Я только мотнул головой. Приятно, конечно, когда тебя ценят… Но когда ценят настолько, что предупреждают лучших людей Управления, чтобы не связывались в одиночку, это уже перебор.
— А почему, если вам рекомендовали в одиночку не связываться, ты вообще ко мне вышел?
Митяй неожиданно беззаботно усмехнулся.
— Пять лет назад, — начал он, — когда я еще только-только пошел на службу, Радик Рахматуллин — помнишь его? — все еще ходил в оперативниках. После того как шеф перестал выходить на чистки, он среди наших считался лучшим из лучших. Великий воин. Герой. Каждый выходящий из учебки пацан мечтал стать его учеником. Но они только мечтали, а мне повезло. Я им стал… В первой же боевой вылазке, когда я, упустив вампира, сорвал всю операцию, он собственноручно выбил мне зуб. Через месяц — еще два. Тяжелая рука была у этого великого воина. И не такой уж он был герой, как об этом говорят. Новичков тиранил, как только мог. А гражданских так вообще презирал.

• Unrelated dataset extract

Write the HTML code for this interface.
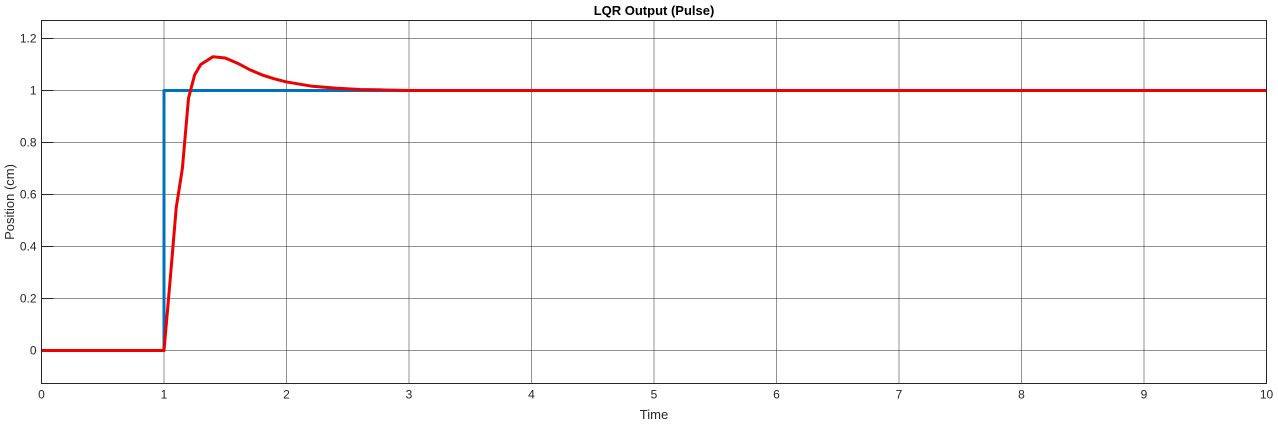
<!DOCTYPE html>
<html><head><meta charset="utf-8"><style>
body{margin:0;background:#fff;width:1278px;height:429px;overflow:hidden}
text{font-family:"Liberation Sans",sans-serif}
</style></head><body>
<svg id="chart" width="1278" height="429" xmlns="http://www.w3.org/2000/svg"></svg>
<script>
const xTicks=[0,1,2,3,4,5,6,7,8,9,10];
const yTicks=[0,0.2,0.4,0.6,0.8,1,1.2];
const yTickLabels=["0","0.2","0.4","0.6","0.8","1","1.2"];
const refT=[0,1,1,10];
const refV=[0,0,1,1];
const outT=[0,1,1.05,1.1,1.15,1.2,1.25,1.3,1.4,1.5,1.6,1.7,1.8,1.9,2,2.2,2.4,2.6,2.8,3,10];
const outV=[0,0,0.27,0.55,0.7,0.97,1.06,1.1,1.13,1.125,1.105,1.08,1.06,1.045,1.033,1.017,1.009,1.004,1.002,1.0,1.0];
const L=41.5,R=1266.5,T=20.5,B=383.5;
const xs=v=>L+(v-0)/(10-0)*(R-L);
const ys=v=>350.5-v*260;
const svg=document.getElementById('chart');
const NS='http://www.w3.org/2000/svg';
function mk(tag,attrs,parent){const e=document.createElementNS(NS,tag);for(const k in attrs)e.setAttribute(k,attrs[k]);(parent||svg).appendChild(e);return e;}
const grid=mk('g',{});


xTicks.forEach(t=>{
  const x=xs(t);
  const l=mk('line',{x1:x,x2:x,y1:T,y2:B,stroke:'#262626','stroke-opacity':0.5,'stroke-width':1},grid);
  
  
  const tx=mk('text',{x:x,y:B+15,'font-size':12,'text-anchor':'middle',fill:'#262626'});
  tx.textContent=t;
  
  
});
yTicks.forEach((t,i)=>{
  const y=ys(t);
  const l=mk('line',{x1:L,x2:R,y1:y,y2:y,stroke:'#262626','stroke-opacity':0.5,'stroke-width':1},grid);
  
  
  const tk=mk('line',{x1:L,x2:L+12,y1:y,y2:y,stroke:'#262626'},grid);
  
  
  const tx=mk('text',{x:L-5,y:y+4,'font-size':12,'text-anchor':'end',fill:'#262626'});
  tx.textContent=yTickLabels[i];
  
  
});
function line(ts,vs,color,name){
  const p=mk('polyline',{points:ts.map((t,i)=>xs(t)+','+ys(vs[i])).join(' '),fill:'none',stroke:color,'stroke-width':3,'stroke-linejoin':'round'});
  
  
}
line(refT,refV,'#0072BD','reference-pulse-line');
line(outT,outV,'#EE0000','lqr-output-line');
const box=mk('rect',{x:L,y:T,width:R-L,height:B-T,fill:'none',stroke:'#262626','stroke-width':1});


const title=mk('text',{x:(L+R)/2,y:15,'font-size':13,'font-weight':'bold','text-anchor':'middle',fill:'#000'});
title.textContent='LQR Output (Pulse)';


const xl=mk('text',{x:(L+R)/2,y:419,'font-size':13,'text-anchor':'middle',fill:'#262626'});
xl.textContent='Time';


const yl=mk('text',{x:0,y:0,'font-size':13,'text-anchor':'middle',fill:'#262626',transform:'translate(14,'+((T+B)/2)+') rotate(-90)'});
yl.textContent='Position (cm)';


</script>
</body></html>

— Угу… — Я пока не понимал, к чему он решил разворошить эти давние деньки, и потому отделался невнятным мычанием.
Митяй между тем продолжал:
— А ты знаешь, как он погиб? Не официальные сводки и отчеты, а как это было на самом деле?.. Он меня от оборотней спасал. Я тогда опять лажанулся — зашел с наветренной стороны, и они меня почуяли. Шестеро их было. Рахматуллин порубил четверых, прежде чем его все-таки достали. А он, даже раненый, продолжал драться, кричал, чтобы я уходил… Только, знаешь, это еще не все. Через месяц, когда его уже похоронили и оплакали, он вернулся — косматый и с хвостом — и с ходу атаковал периметр. В одиночку. И ведь едва не прорвался, двенадцать человек положил. А знаешь, как его потом опознали? По серебряному обручальному кольцу, которое буквально вросло в палец… Представляешь, что он этот месяц чувствовал?

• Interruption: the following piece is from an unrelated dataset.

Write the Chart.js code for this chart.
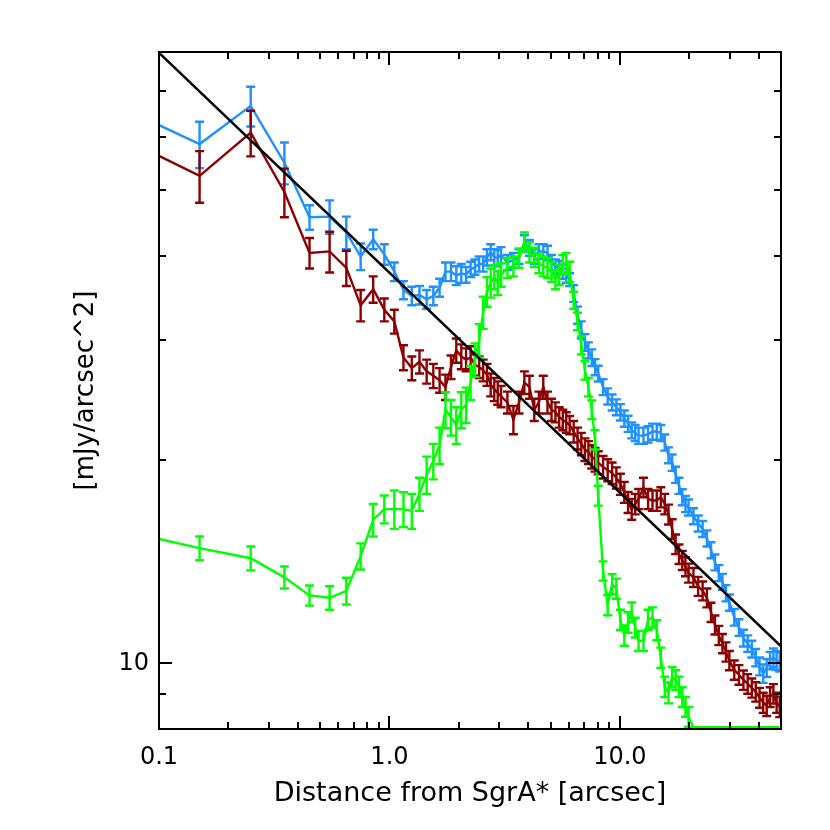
<!DOCTYPE html>
<html>
<head>
<meta charset="utf-8">
<script src="https://cdn.jsdelivr.net/npm/chart.js@4.4.0/dist/chart.umd.min.js"></script>
<style>
  body { margin: 0; background: #fff; }
  canvas { display: block; }
</style>
</head>
<body>
<canvas id="mycanvas" width="830" height="830"></canvas>
<script>
// radius from SgrA* [arcsec]
var radius = [
  0.05, 0.15, 0.25, 0.35, 0.45, 0.55, 0.65, 0.75, 0.85, 0.95,
  1.05, 1.15, 1.25, 1.35, 1.45, 1.55, 1.65, 1.75, 1.85, 1.95,
  2.05, 2.15, 2.25, 2.35, 2.45, 2.55, 2.65, 2.75, 2.85, 2.95,
  3.05, 3.25, 3.45, 3.65, 3.85, 4.05, 4.25, 4.45, 4.65, 4.85,
  5.05, 5.25, 5.45, 5.65, 5.85, 6.05, 6.3, 6.55, 6.8, 7.05,
  7.3, 7.55, 7.8, 8.05, 8.45, 8.85, 9.25, 9.65, 10.05, 10.45,
  10.85, 11.25, 11.65, 12.05, 12.65, 13.25, 13.85, 14.45, 15.05, 15.65,
  16.25, 16.85, 17.45, 18.05, 18.65, 19.25, 19.85, 20.85, 21.85, 22.85,
  23.85, 24.85, 25.85, 26.85, 27.85, 28.85, 29.85, 31.35, 32.85, 34.35,
  35.85, 37.35, 38.85, 40.35, 41.85, 43.35, 44.85, 46.35, 47.85, 49.35
];

// blue profile [mJy/arcsec^2]
var blueFlux = [
  69.6, 58.5, 66.6, 54.9, 45.6, 45.7, 43.3, 39.9, 42.3, 40.2,
  37.9, 35.6, 34.9, 35.0, 34.5, 34.9, 35.9, 37.9, 37.9, 37.4,
  37.7, 37.5, 38.2, 38.5, 38.9, 38.9, 39.8, 40.5, 39.8, 39.7,
  40.1, 39.1, 39.4, 39.9, 41.8, 41.1, 39.9, 40.6, 40.6, 40.4,
  39.1, 38.6, 38.4, 37.9, 37.4, 36.9, 35.2, 32.7, 31.1, 29.8,
  29.0, 28.3, 27.4, 26.8, 25.6, 24.8, 24.3, 23.9, 23.5, 23.0,
  22.6, 22.1, 21.9, 21.7, 21.7, 21.8, 22.0, 22.0, 21.9, 21.2,
  20.3, 19.8, 19.0, 18.3, 17.6, 17.2, 17.0, 16.5, 16.1, 15.8,
  15.3, 14.7, 14.1, 13.6, 13.2, 12.7, 12.3, 11.7, 11.3, 10.9,
  10.7, 10.5, 10.2, 9.9, 9.66, 9.85, 10.1, 10.2, 10.1, 10.05
];
var blueErr = [
  4.5, 4.6, 4.5, 3.9, 1.9, 2.6, 2.4, 1.8, 1.4, 1.4,
  1.2, 1.1, 1.1, 1.1, 1.1, 1.1, 1.1, 1.2, 1.2, 1.2,
  1.2, 1.0, 1.0, 1.0, 1.0, 1.0, 1.1, 1.1, 1.1, 1.1,
  1.1, 1.0, 1.0, 1.0, 1.1, 1.1, 1.0, 1.0, 1.0, 1.0,
  1.0, 0.9, 0.9, 0.9, 0.9, 0.8, 1.0, 0.95, 0.9, 0.85,
  0.8, 0.8, 0.75, 0.72, 0.7, 0.68, 0.66, 0.65, 0.65, 0.64,
  0.62, 0.6, 0.6, 0.6, 0.6, 0.6, 0.6, 0.6, 0.6, 0.58,
  0.55, 0.55, 0.52, 0.5, 0.48, 0.47, 0.46, 0.45, 0.44, 0.43,
  0.42, 0.4, 0.38, 0.37, 0.36, 0.35, 0.34, 0.33, 0.32, 0.31,
  0.3, 0.3, 0.3, 0.3, 0.3, 0.3, 0.3, 0.32, 0.32, 0.32
];

// dark red profile
var redFlux = [
  63.1, 52.5, 60.8, 49.7, 40.4, 40.6, 38.4, 33.8, 35.7, 33.3,
  32.0, 28.3, 27.3, 27.9, 27.0, 26.6, 26.2, 25.6, 27.4, 29.0,
  28.4, 28.1, 28.3, 27.6, 27.4, 27.1, 26.7, 25.8, 25.4, 25.1,
  24.8, 24.3, 22.9, 24.3, 26.0, 25.6, 23.7, 24.3, 25.6, 24.3,
  23.7, 23.5, 23.1, 22.9, 22.7, 22.5, 22.0, 21.5, 21.1, 20.7,
  20.5, 20.2, 20.0, 19.8, 19.5, 19.3, 19.1, 18.8, 18.4, 17.9,
  17.3, 16.9, 17.2, 17.5, 18.2, 17.5, 17.4, 17.4, 17.6, 17.2,
  16.6, 15.8, 15.0, 14.5, 14.2, 13.9, 13.6, 13.4, 13.0, 12.8,
  12.5, 11.9, 11.4, 11.0, 10.7, 10.4, 10.1, 9.78, 9.62, 9.45,
  9.33, 9.20, 9.08, 8.90, 8.75, 8.66, 8.92, 9.02, 8.75, 8.63
];
var redErr = [
  5.0, 4.6, 4.7, 4.1, 2.1, 2.8, 2.3, 1.8, 1.6, 1.3,
  1.3, 1.2, 1.1, 1.1, 1.1, 1.1, 1.1, 1.1, 1.1, 1.2,
  1.2, 1.1, 1.1, 1.0, 1.0, 1.0, 1.0, 1.0, 1.0, 1.0,
  0.9, 0.9, 1.1, 0.9, 1.0, 1.0, 0.9, 0.9, 1.0, 0.9,
  0.9, 0.8, 0.8, 0.8, 0.8, 0.7, 0.8, 0.8, 0.8, 0.8,
  0.8, 0.8, 0.8, 0.78, 0.75, 0.72, 0.7, 0.68, 0.66, 0.64,
  0.62, 0.6, 0.6, 0.6, 0.6, 0.6, 0.6, 0.6, 0.6, 0.6,
  0.56, 0.53, 0.5, 0.48, 0.46, 0.45, 0.44, 0.43, 0.42, 0.41,
  0.4, 0.39, 0.37, 0.36, 0.35, 0.34, 0.33, 0.32, 0.32, 0.31,
  0.31, 0.3, 0.3, 0.3, 0.3, 0.3, 0.3, 0.3, 0.3, 0.3
];

// green profile (sits on the bottom edge beyond ~20")
var greenFlux = [
  16.1, 14.8, 14.3, 13.4, 12.6, 12.5, 12.8, 14.4, 16.3, 16.9,
  16.9, 16.9, 16.8, 17.8, 19.0, 19.9, 21.0, 23.7, 23.1, 22.5,
  23.7, 24.1, 26.0, 28.1, 30.0, 33.0, 35.4, 36.5, 37.2, 36.5,
  37.5, 38.4, 38.6, 39.7, 41.9, 40.5, 39.8, 39.0, 38.6, 38.4,
  37.9, 36.9, 37.5, 38.8, 39.1, 37.9, 34.4, 32.0, 29.5, 27.1,
  25.6, 23.7, 21.4, 17.7, 13.7, 12.2, 13.1, 12.9, 11.6, 11.0,
  11.5, 11.9, 11.3, 10.8, 10.8, 11.6, 11.7, 11.2, 10.2, 9.24,
  9.05, 9.55, 9.45, 9.24, 8.92, 8.63, 8.34, 8.05, 8.05, 8.05,
  8.05, 8.05, 8.05, 8.05, 8.05, 8.05, 8.05, 8.05, 8.05, 8.05,
  8.05, 8.05, 8.05, 8.05, 8.05, 8.05, 8.05, 8.05, 8.05, 8.05
];
var greenErr = [
  0.6, 0.6, 0.58, 0.5, 0.43, 0.5, 0.58, 0.64, 0.9, 0.8,
  1.1, 1.0, 1.0, 1.0, 1.2, 1.2, 1.3, 1.45, 1.4, 1.4,
  1.45, 1.45, 1.5, 1.6, 1.7, 1.8, 1.8, 1.8, 1.5, 1.5,
  1.5, 1.3, 1.3, 1.3, 1.4, 1.4, 1.3, 1.3, 1.3, 1.3,
  1.3, 1.2, 1.3, 1.3, 1.3, 1.3, 1.0, 0.95, 0.9, 0.85,
  0.8, 0.75, 0.7, 0.6, 0.45, 0.42, 0.44, 0.44, 0.4, 0.38,
  0.4, 0.4, 0.38, 0.37, 0.37, 0.4, 0.4, 0.38, 0.35, 0.32,
  0.32, 0.33, 0.32, 0.32, 0.3, 0.29, 0.28, 0, 0, 0,
  0, 0, 0, 0, 0, 0, 0, 0, 0, 0,
  0, 0, 0, 0, 0, 0, 0, 0, 0, 0
];

// power law line, end points
var fitX = [0.1, 50];
var fitY = [79.8, 10.6];

var xTickValues = [0.1, 1, 10];
var xTickLabels = ["0.1", "1.0", "10.0"];
var yTickValues = [10];
var yTickLabels = ["10"];

function points(ys) {
  return radius.map(function(r, i) { return {x: r, y: ys[i]}; });
}

// error bars drawn right after each dataset so stacking stays the same
var errorBars = {
  id: 'errorBars',
  afterDatasetDraw: function(chart, args) {
    var ds = chart.data.datasets[args.index];
    if (!ds.errors) return;
    var ctx = chart.ctx, a = chart.chartArea;
    var xs = chart.scales.x, ys = chart.scales.y;
    ctx.save();
    ctx.beginPath();
    ctx.rect(a.left, a.top, a.right - a.left, a.bottom - a.top);
    ctx.clip();
    ctx.strokeStyle = ds.borderColor;
    ctx.lineWidth = 2.4;
    ctx.beginPath();
    ds.data.forEach(function(p, i) {
      var e = ds.errors[i];
      if (!e) return;
      var px = xs.getPixelForValue(p.x);
      var top = ys.getPixelForValue(p.y + e);
      var bot = ys.getPixelForValue(p.y - e);
      ctx.moveTo(px, top); ctx.lineTo(px, bot);
      ctx.moveTo(px - 4.5, top); ctx.lineTo(px + 4.5, top);
      ctx.moveTo(px - 4.5, bot); ctx.lineTo(px + 4.5, bot);
    });
    ctx.stroke();
    ctx.restore();
  }
};

// box with inward ticks on all four sides
var frame = {
  id: 'frame',
  afterDraw: function(chart) {
    var ctx = chart.ctx, a = chart.chartArea;
    var xs = chart.scales.x, ys = chart.scales.y;
    ctx.save();
    ctx.strokeStyle = '#000';
    ctx.lineWidth = 2;
    ctx.strokeRect(a.left, a.top, a.right - a.left, a.bottom - a.top);
    ctx.beginPath();
    var d, k, v, p, len;
    for (d = 0.1; d < 100; d *= 10) {
      for (k = 1; k <= 9; k++) {
        v = d * k;
        if (v < xs.min || v > xs.max) continue;
        p = Math.round(xs.getPixelForValue(v));
        len = k === 1 ? 13 : 7;
        ctx.moveTo(p, a.bottom); ctx.lineTo(p, a.bottom - len);
        ctx.moveTo(p, a.top); ctx.lineTo(p, a.top + len);
      }
    }
    for (d = 1; d < 100; d *= 10) {
      for (k = 1; k <= 9; k++) {
        v = d * k;
        if (v < ys.min || v > ys.max) continue;
        p = Math.round(ys.getPixelForValue(v));
        len = k === 1 ? 13 : 7;
        ctx.moveTo(a.left, p); ctx.lineTo(a.left + len, p);
        ctx.moveTo(a.right, p); ctx.lineTo(a.right - len, p);
      }
    }
    ctx.stroke();
    ctx.restore();
  }
};

var font = 'DejaVu Sans';

var chartdata = {
  datasets: [
    {
      label: 'fit',
      data: fitX.map(function(x, i) { return {x: x, y: fitY[i]}; }),
      borderColor: '#000000',
      borderWidth: 2.4
    },
    {
      label: 'green',
      data: points(greenFlux),
      errors: greenErr,
      borderColor: '#00ff00',
      borderWidth: 2.4
    },
    {
      label: 'red',
      data: points(redFlux),
      errors: redErr,
      borderColor: '#8b0000',
      borderWidth: 2.4
    },
    {
      label: 'blue',
      data: points(blueFlux),
      errors: blueErr,
      borderColor: '#1e90ff',
      borderWidth: 2.4
    }
  ]
};

var ctx = document.getElementById('mycanvas');

var LineGraph = new Chart(ctx, {
  type: 'line',
  data: chartdata,
  plugins: [errorBars, frame],
  options: {
    responsive: false,
    animation: false,
    devicePixelRatio: 1,
    layout: { padding: { left: 0, top: 52, right: 49, bottom: 0 } },
    plugins: { legend: { display: false }, tooltip: { enabled: false } },
    elements: {
      point: { radius: 0 },
      line: { tension: 0, fill: false }
    },
    scales: {
      x: {
        type: 'logarithmic',
        min: 0.1,
        max: 50,
        grid: { display: false, drawTicks: false },
        border: { display: false },
        afterBuildTicks: function(s) {
          s.ticks = xTickValues.map(function(v) { return {value: v}; });
        },
        afterFit: function(s) { s.height = 101; },
        ticks: {
          autoSkip: false,
          maxRotation: 0,
          padding: 14,
          color: '#000',
          font: { family: font, size: 24 },
          callback: function(v) { return xTickLabels[xTickValues.indexOf(v)]; }
        },
        title: {
          display: true,
          text: 'Distance from SgrA* [arcsec]',
          color: '#000',
          font: { family: font, size: 27 },
          padding: { top: 0, bottom: 20 }
        }
      },
      y: {
        type: 'logarithmic',
        min: 8,
        max: 80,
        grid: { display: false, drawTicks: false },
        border: { display: false },
        afterBuildTicks: function(s) {
          s.ticks = yTickValues.map(function(v) { return {value: v}; });
        },
        afterFit: function(s) { s.width = 159; },
        ticks: {
          autoSkip: false,
          padding: 10,
          color: '#000',
          font: { family: font, size: 24 },
          callback: function(v) { return yTickLabels[yTickValues.indexOf(v)]; }
        },
        title: {
          display: true,
          text: '[mJy/arcsec^2]',
          color: '#000',
          font: { family: font, size: 26 },
          padding: { top: 71, bottom: 0 }
        }
      }
    }
  }
});
</script>
</body>
</html>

Не представляю. Я не оборотень, и серебро для меня не значит ничего — просто металл, редкий и довольно дорогой… Непонятно только, для чего Митяй мне все это рассказал?
— К чему это ты?..
— К чему, к чему… — Водовозов поморщился. — Да ни к чему. Просто вдруг вспомнилось.
— Ясно… Тогда скажи вот что: ну Иван — ладно, он в этом деле не профессионал. — я осторожно придержал ладонью недовольно заворочавшегося Хмыря, — но ты-то зачем стрелять начал?

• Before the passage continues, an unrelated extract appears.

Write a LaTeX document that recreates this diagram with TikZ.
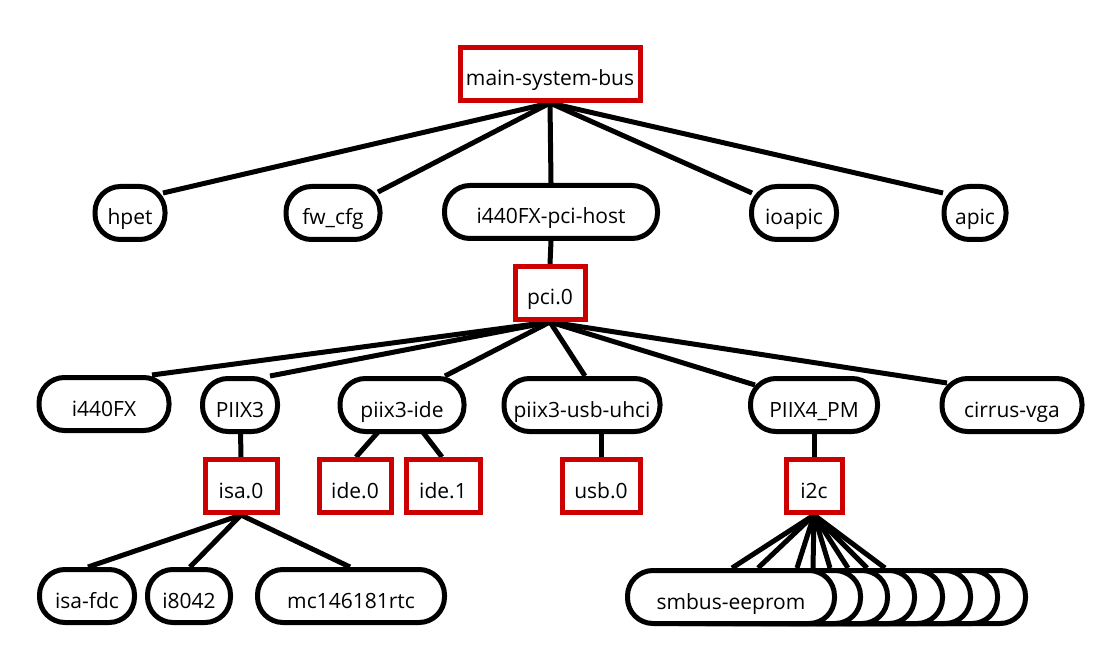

— Дык… это… — Митяй смущенно переступил с ноги на ногу. — А что надо было делать? Крикнуть: «Не стреляй, я сдаюсь»?
Я молчал, в упор глядя на него. Водовозов смутился еще больше. На покрасневшей коже шеи тонкими белыми ниточками проступили старые шрамы.
— Ну ладно, — с интонацией без разрешения забравшегося в буфет ребенка буркнул он, — Дурак был, сам знаю… А вообще-то он сам виноват. Первый начал… Это же рефлекс: в тебя стреляют — стреляй в ответ.
— Рефлекс. А про других ты подумал? Не только же у тебя одного такие рефлексы. Радуйся, что у меня патронов не было. А то дали бы мы с тобой выход рефлексам. Кто бы только живым остался? Одна Иринка?
— Ну виноват… Лопухнулся! С кем не бывает?.. Ты сам вот без патронов в рейд вышел.
— Когда я выходил, они у меня были. — Я неожиданно вспомнил о благополучно забытом в машине армейском автомате и быстренько закруглил тему. — Ладно, проехали… Мобильник у тебя с собой? Врачей вызови.
— «Скорая» за периметр не ходит. — тихонько, как бы невзначай заметил Митяй.
Я поморщился. Верно. Не ходит. Но зачем же понимать все так буквально. Разве, кроме службы «03», помочь человеку больше никто не умеет?
— Звони в Управление. Проси машину на… какой это адрес? Скажи, здесь раненый, так что пусть поторопятся.
Водовозов мрачно кивнул и потянулся за телефоном, но сразу же замер, когда вскинулась Ирина:
— Ты что?! А инквизиция? Они же его вместо больницы — сразу в свои подвалы!
Я улыбнулся:
— Ну, вряд ли все так плохо. У нас тут, несмотря на все перегибы, все-таки еще не Средневековье: прежде чем в подвалы тащить, сначала подлечат… А потом, глядишь, и вовсе отпустят.
— Отпустят? — Ирина недоверчиво смотрела на меня, словно удивляясь, как я могу городить такую чушь. — Так же, как тебя вчера, или как меня в свое время — с выстрелами и погоней? Ты что, не знаешь, какой у отца Василия на него зуб?